The most unpredictable factor in the life of a Supreme Court case is when oral argument will be scheduled after briefing is complete. (See here and here.) Two years ago, however, the court took some of the surprise out of the process by starting to send letters alerting counsel that the court would soon set argument and asking if there was good cause to not schedule the argument on particular upcoming calendars. The court later revised the letter to include a detailed explanation of what does and does not constitute good cause.
For counsel believing there is good cause to not set argument on a calendar, there are two pieces of advice. First, respond quickly, within seven days of receiving the court’s letter. For example, the court rejected as untimely one request that was filed 15 days after the court sent its oral argument letter. Second, pay attention to what the court considers good cause. There have been numerous cases where the court has told counsel that a request to avoid certain argument dates “is not supported by good cause.” (See, e.g., here and here.)
So, how long after the court sends an oral argument letter will the court actually schedule argument if counsel does not make a good-cause request to avoid a certain calendar? It varies. But, from looking at all the cases argued since the court started sending the letters, more cases than not are argued two to three months after the letter goes out.

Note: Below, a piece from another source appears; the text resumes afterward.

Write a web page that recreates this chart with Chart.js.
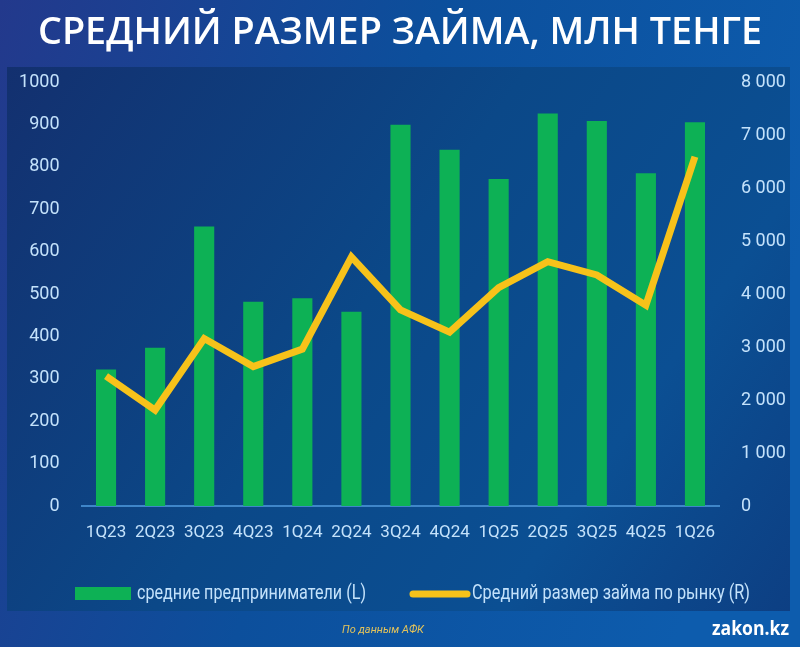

There are a significant number of outliers, however. For example, in In re Ricardo P., the court sent an oral argument letter in April 2017, saying that argument could be set “on the September 2017 calendar or thereafter.” The emphasis in that letter is definitely on “thereafter,” because, now 15 months after sending the letter, the court has still not scheduled argument. We also saw at least 13 cases where argument wasn’t held until 150 to 419 days after the letter was sent.
Also, don’t necessarily take at face value what the court states as the earliest possible argument calendar. For example, in Ramirez v. City of Gardena, which the Los Angeles Times wrote about today, the court’s April 10 letter said argument could be set “on the September 2018 calendar or thereafter,” but the case was then scheduled for June.